ENVISION enhances understanding about social and ecological consequences of protected area management with an aim to facilitate reflection on future growth and landscape change.
The project uses inclusive conservation to open-up a dialogue across the various stakeholders of a protected area, and to collectively define and balance visions for protected area management.
The ENVISION project will result in the development of several communications and policy tools to identify, compare and balance the multiple visions for any given area. ENVISION will also enhance understanding about social and ecological consequences of protected area management with an aim to facilitate reflection on future growth and landscape change.
Focusing on improving biodiversity and human well-being
More inclusive approaches are needed to protected area management that enhance the conservation of protected areas and provide for multiple well-being benefits for people and nature.
Protected areas conserve biodiversity and ecosystem functioning that underpin essential services.
They are a critical and cost-effective component of adaptation and risk reduction strategies.
The protected area network in the EU is among the most ambitious in the world.
The Convention on Biological Diversity is a multilateral treaty with three main goals: the conservation of biological diversity (or biodiversity); the sustainable use of its components; and the fair and equitable sharing of benefits arising from genetic resources.
Numerous targets are set out under the Convention on Biological Diversity’s Strategic Plan for Biodiversity (the Aichi Targets). However, these targets are not likely to be achieved partly attributed to:
Difficulties in balancing conservation goals with economic and social drivers
Low stakeholder involvement in protected area conservation
Protected areas lacking support, such as capacity among local and national governments
The project´s inclusive approach with its comprehensive understanding and consideration of these issues is critical to safeguard biodiversity, ecosystem services, and human well-being.

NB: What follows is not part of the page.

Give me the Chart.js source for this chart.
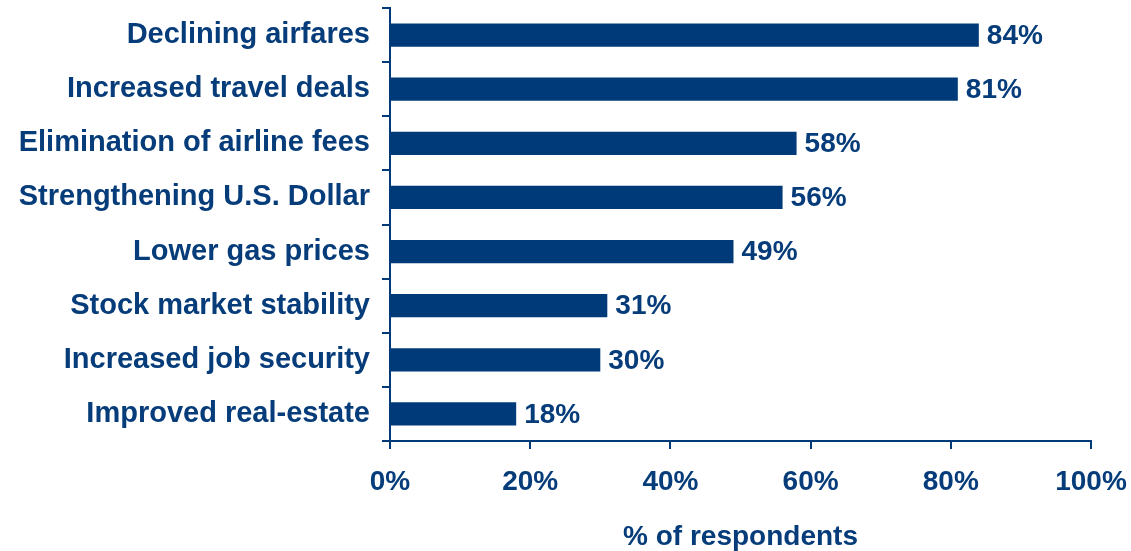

Towards a better future for people and nature
ENVISION uses a variety of tools and processes that emphasize local and regional participation, engage diverse groups, and facilitate reflection on future growth and landscape change.
The project stages involve:
Step-1 | Developing mixed-method, participatory scenario planning tools and processes.

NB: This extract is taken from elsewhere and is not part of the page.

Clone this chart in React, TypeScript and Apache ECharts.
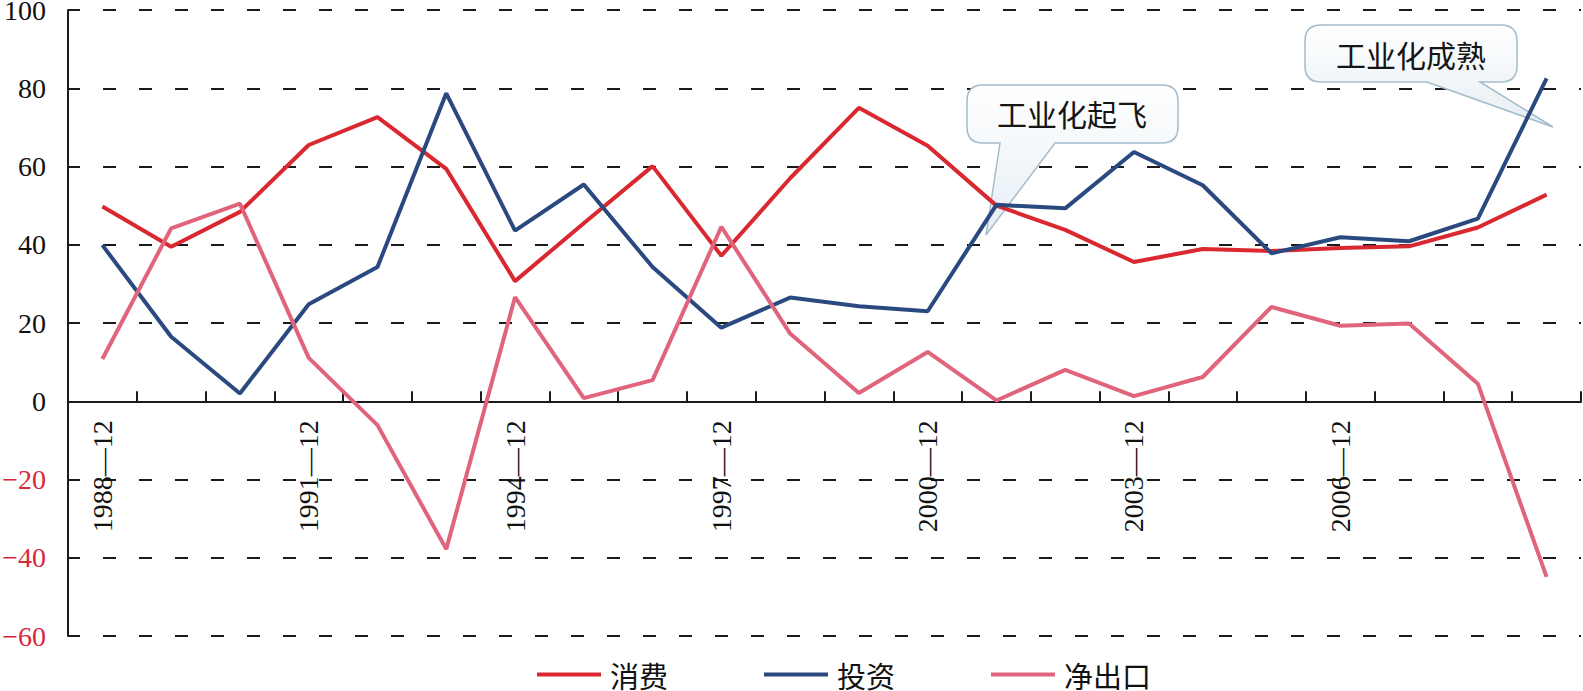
import React, { useEffect, useRef } from 'react';
import * as echarts from 'echarts';

const categories = [
  '1988—12', '1989—12', '1990—12', '1991—12', '1992—12', '1993—12', '1994—12', '1995—12',
  '1996—12', '1997—12', '1998—12', '1999—12', '2000—12', '2001—12', '2002—12', '2003—12',
  '2004—12', '2005—12', '2006—12', '2007—12', '2008—12', '2009—12',
];
const labelledCategories = ['1988—12', '1991—12', '1994—12', '1997—12', '2000—12', '2003—12', '2006—12'];
const consumption = [49.8, 39.5, 48.4, 65.5, 72.6, 59.4, 30.7, 45.5, 60.1, 37.2, 57.0, 75.0, 65.3, 50.0, 43.8, 35.6, 38.9, 38.4, 39.2, 39.6, 44.4, 52.8];
const investment = [39.9, 16.5, 2.0, 24.8, 34.3, 78.7, 43.6, 55.4, 34.3, 18.8, 26.5, 24.3, 23.0, 50.2, 49.3, 63.7, 55.2, 37.8, 41.9, 40.9, 46.7, 82.5];
const netExport = [10.8, 44.2, 50.5, 11.1, -6.1, -37.8, 26.6, 0.8, 5.4, 44.6, 17.3, 2.1, 12.6, 0.2, 8.0, 1.3, 6.2, 24.1, 19.3, 19.9, 4.5, -44.9];
const seriesNames = ['消费', '投资', '净出口'];
const seriesColors = ['#d9282f', '#2a4a7f', '#e0647c'];
const annotations = ['工业化起飞', '工业化成熟'];
const Y_MIN = -60;
const Y_MAX = 100;

function calloutPath(x0: number, y0: number, x1: number, y1: number, r: number, b1: number, b2: number, tx: number, ty: number) {
  return [
    `M${x0 + r},${y0}`,
    `L${x1 - r},${y0}`,
    `Q${x1},${y0} ${x1},${y0 + r}`,
    `L${x1},${y1 - r}`,
    `Q${x1},${y1} ${x1 - r},${y1}`,
    `L${b2},${y1}`,
    `L${tx},${ty}`,
    `L${b1},${y1}`,
    `L${x0 + r},${y1}`,
    `Q${x0},${y1} ${x0},${y1 - r}`,
    `L${x0},${y0 + r}`,
    `Q${x0},${y0} ${x0 + r},${y0}`,
    'Z',
  ].join(' ');
}

echarts.graphic.registerShape('calloutA', echarts.graphic.extendPath(calloutPath(967, 85, 1178, 143, 16, 1000, 1055, 986, 235), {}));
echarts.graphic.registerShape('calloutB', echarts.graphic.extendPath(calloutPath(1305, 25, 1517, 82, 16, 1427, 1480, 1553, 127), {}));

export default function App() {
  const ref = useRef<HTMLDivElement>(null);
  useEffect(() => {
    document.body.style.margin = '0';
    if (!ref.current) return;
    const chart = echarts.init(ref.current, null, { renderer: 'svg' });
    const serif = '"Liberation Serif", "Times New Roman", "Noto Sans CJK SC", serif';
    const cjk = '"Noto Sans CJK SC", "Liberation Serif", serif';
    const gridTop = 10;
    const gridBottom = 55;
    const plotH = 691 - gridTop - gridBottom;
    const zeroFromBottom = plotH * (0 - Y_MIN) / (Y_MAX - Y_MIN);
    const fillGrad = () => new echarts.graphic.LinearGradient(0, 0, 0, 1, [
      { offset: 0, color: '#ffffff' },
      { offset: 1, color: '#e6eef3' },
    ]);
    const bubbleStyle = () => ({ fill: fillGrad(), stroke: '#a3bccb', lineWidth: 1.5 });
    const textStyle = (text: string) => ({
      text, fill: '#151515', font: `30px ${cjk}`,
      align: 'center', verticalAlign: 'middle', textAlign: 'center', textVerticalAlign: 'middle',
    });
    const data = [consumption, investment, netExport];
    chart.setOption({
      animation: false,
      backgroundColor: '#ffffff',
      grid: { left: 68, right: 2, top: gridTop, bottom: gridBottom, containLabel: false, outerBoundsMode: 'none' },
      legend: {
        data: seriesNames,
        left: 532,
        top: 655,
        icon: 'rect',
        itemWidth: 64,
        itemHeight: 4,
        itemGap: 96,
        textStyle: { fontFamily: cjk, fontSize: 29, color: '#111', padding: [0, 0, 0, 4] },
      },
      xAxis: {
        type: 'category',
        data: categories,
        boundaryGap: true,
        position: 'bottom',
        offset: -zeroFromBottom,
        axisLine: { onZero: false, lineStyle: { color: '#1a1a1a', width: 2 } },
        axisTick: { show: true, inside: true, length: 10, interval: 0, lineStyle: { color: '#1a1a1a', width: 2 } },
        axisLabel: {
          interval: (_i: number, v: string) => labelledCategories.includes(v),
          rotate: 90, margin: 19, color: '#111',
          fontFamily: serif, fontSize: 28,
        },
        splitLine: { show: false },
      },
      yAxis: {
        type: 'value',
        min: Y_MIN, max: Y_MAX, interval: 20,
        axisLine: { show: true, lineStyle: { color: '#1a1a1a', width: 2 } },
        axisTick: { show: true, inside: true, length: 12, lineStyle: { color: '#1a1a1a', width: 2 } },
        axisLabel: {
          margin: 22, fontFamily: serif, fontSize: 28,
          formatter: (v: number) => (v < 0 ? '−' + Math.abs(v) : String(v)),
          color: (v: any) => (Number(v) < 0 ? '#d9283a' : '#111'),
        },
        splitLine: { show: true, lineStyle: { color: '#1a1a1a', width: 2, type: [13, 23], dashOffset: 1 } },
      },
      series: seriesNames.map((name, i) => ({
        name, type: 'line', data: data[i], symbol: 'none', z: 3,
        lineStyle: { color: seriesColors[i], width: 4 },
        itemStyle: { color: seriesColors[i] },
      })),
      graphic: [
        { type: 'calloutA', x: 0, y: 0, z: 1, style: bubbleStyle() },
        { type: 'text', x: 1072, y: 113, z: 1, style: textStyle(annotations[0]) },
        { type: 'calloutB', x: 0, y: 0, z: 1, style: bubbleStyle() },
        { type: 'text', x: 1411, y: 54, z: 1, style: textStyle(annotations[1]) },
      ],
    });
    return () => chart.dispose();
  }, []);
  return <div ref={ref} style={{ width: 1583, height: 691 }} />;
}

Step-2 | Identifying, comparing and balancing multiple protected area management visions.
Step-3 | Enhancing understanding of the social and ecological consequences of multiple visions for protected areas management
Step-4 | Making evidence-based recommendations in order to inform post-2020 biodiversity policy.
CASE STUDY AREAS
In partnership with local residents, protected area managers and diverse industry groups, ENVISION will examine the consequences of multiple visions for protected area management in four case study areas.
Kromme Rijn and Utrechtse Heuvelrug regions. The Netherlands
To guide decision-makers, a toolbox is being developed which includes:
A set of methods to collect context-based knowledge from multiple local stakeholders’ perspectives, knowledge, and values and support the facilitation of place-based processes that can foster inclusive conservation.
Methodological approaches to identify visions and build future scenarios for protected areas management that can be used in both face-to-face and remote events. Examples of these approaches are visualization/graphical tools embedded in interviews or workshops
Tools to address power dynamics and inequalities for promoting stakeholder participation and engage in collective action.
Activities to create understanding and trust between researchers and decision-makers, with the aim that scientific knowledge can reach conceptual and instrumental impacts on the policy domain.